Why Compassionate Care Does Not Always Depend on Research

In many health and social care professions we are constantly required to demonstrate an evidence base for our practice. As a teacher I insist that no student should write or talk about anything without finding and discussing the evidence base for it. This can make talking about compassionate care very difficult as there is an obvious lack of research in this area of practice. Compassionate care is more obvious in its absence rather than its evidence and is often cited as lacking when things go wrong.  However all evidence is not research, although many people would want you to believe that it is.  In my practice as a teacher I prefer to take a transformational approach which could be considered compassionate, to help people change the way they think about their practice.

Tierney (2018) suggests that the lack of compassion in healthcare research has been due to the notion that people view compassion as an ethical tool to be used when making decisions about and with people but it has not been considered in the wider context of a compassionate workplace, or indeed compassionate care as an intervention.

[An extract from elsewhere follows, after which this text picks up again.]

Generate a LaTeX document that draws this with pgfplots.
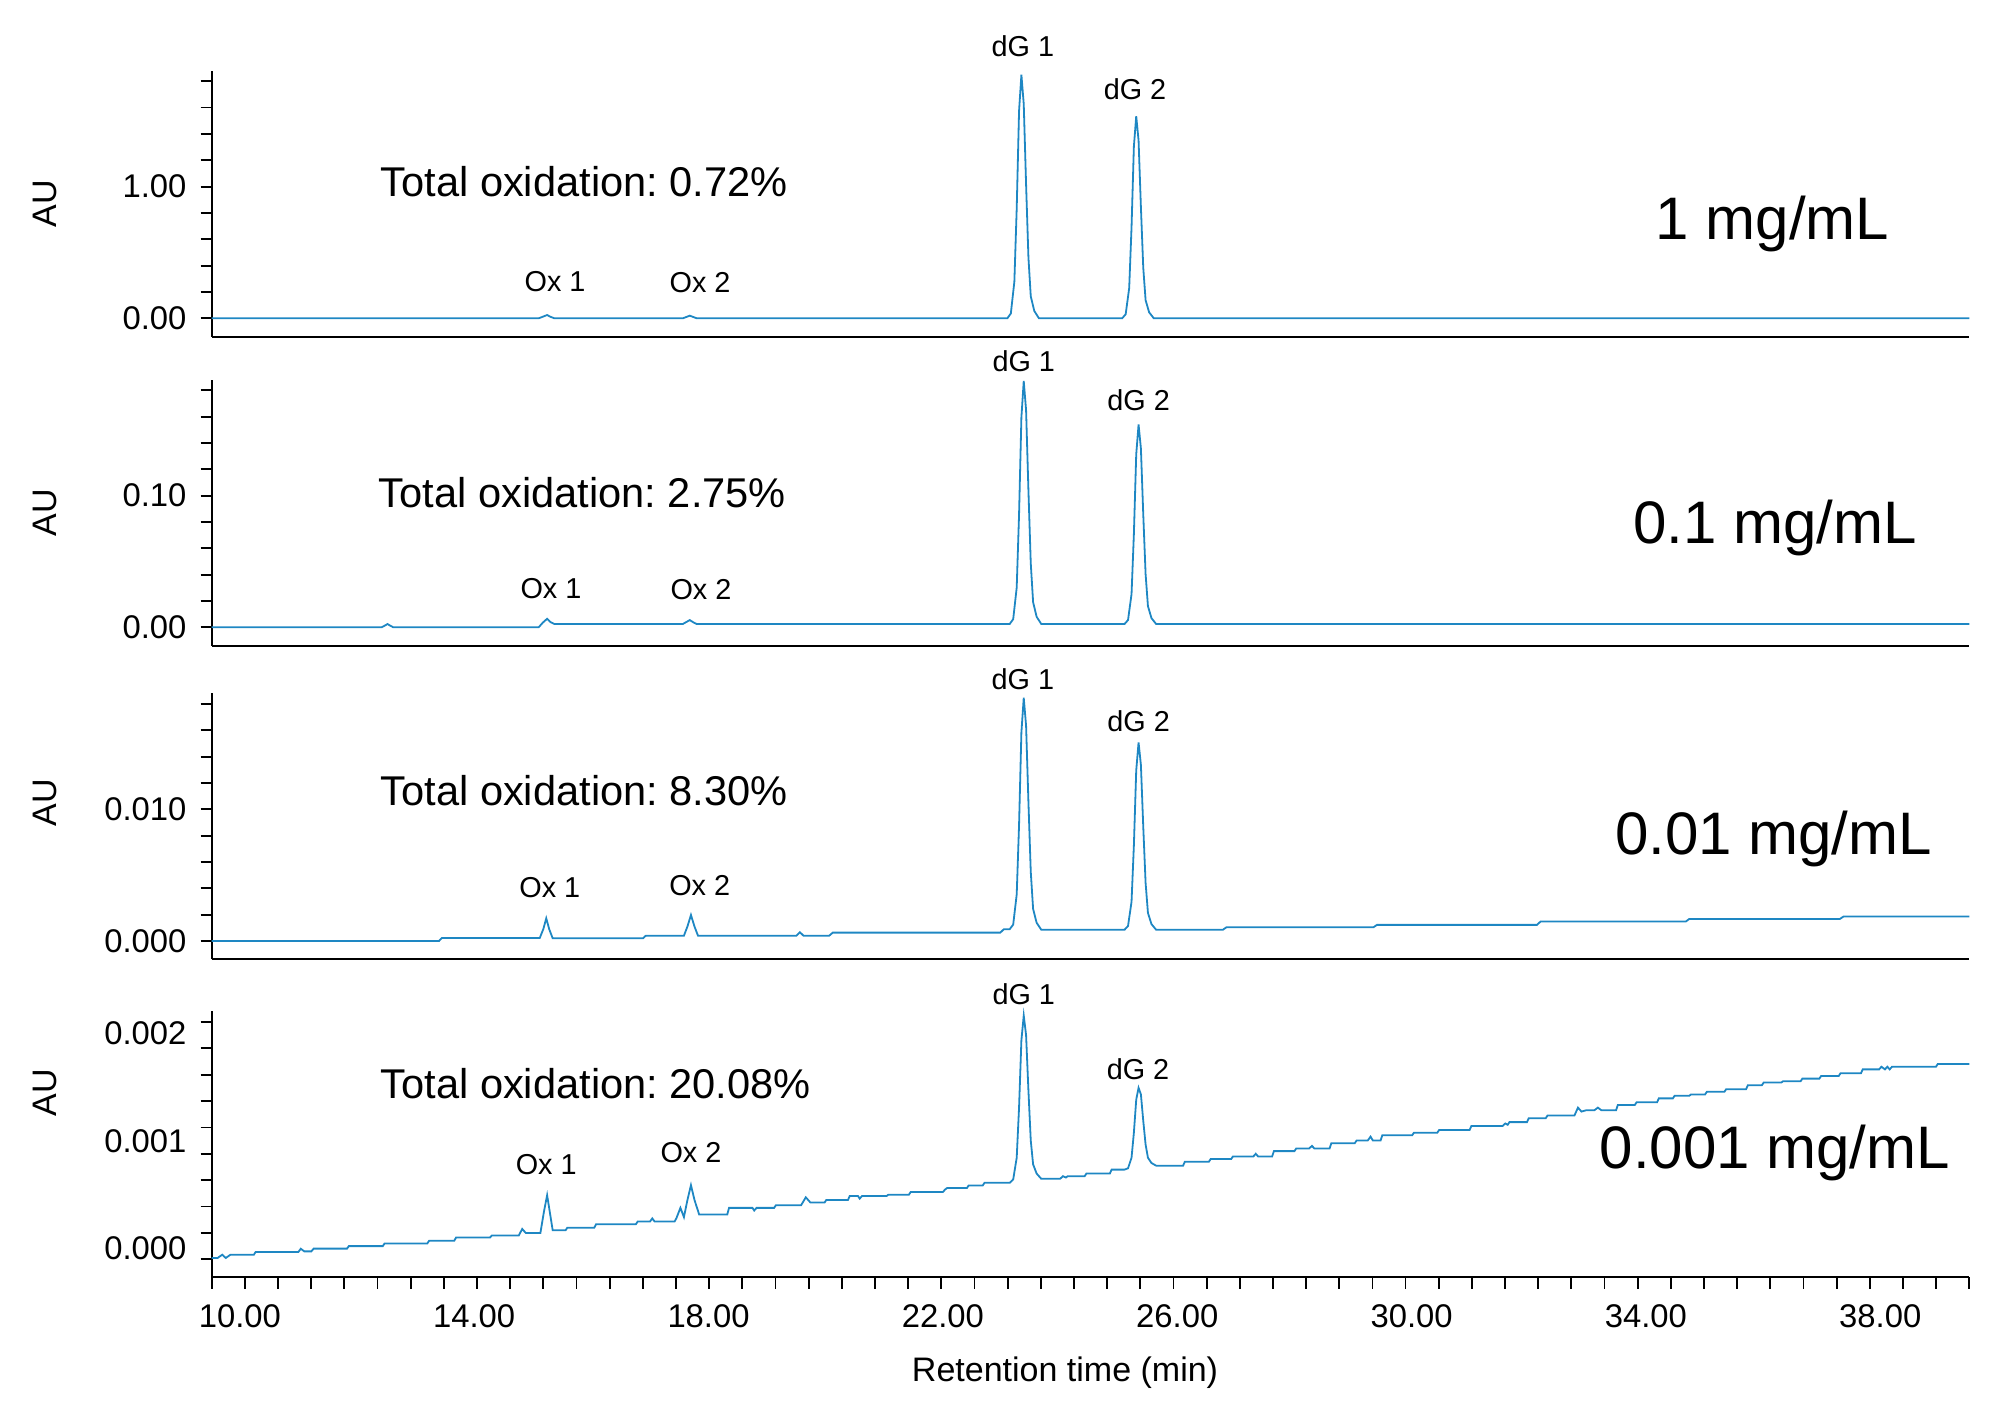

This is not necessary a bad thing because the absence of research makes us look wider into the evidence based literature than the recent empirical research, that is constantly looking for the next breakthough. Narrowing our knowledge of compassionate care or any other intervention to research, leads us towards a more scientific approach to our care which by default, dehumanises our care in the process. If we treat everyone the same for example, we can never provide compassionate care as it will lack diversity.

Compassionate care does demand however, that we take a humanistic approach to our practice and that we learn how to understand the needs of each individual person that we meet. It also demands that we are able to adapt our knowledge to help them to meet their individual needs.  The evidence for this can be found in social policy and humanistic theory and not always in research.

The image above demonstrates that we need to think beyond the obvious and take a post research or post modernistic approach (See  the work of the philosopher Foucault for a more detailed explaination)  to looking for the evidence for our practice. I agree with Tierney (2018)  however, that our ethical knowledge base for  our practice is a very good place to start.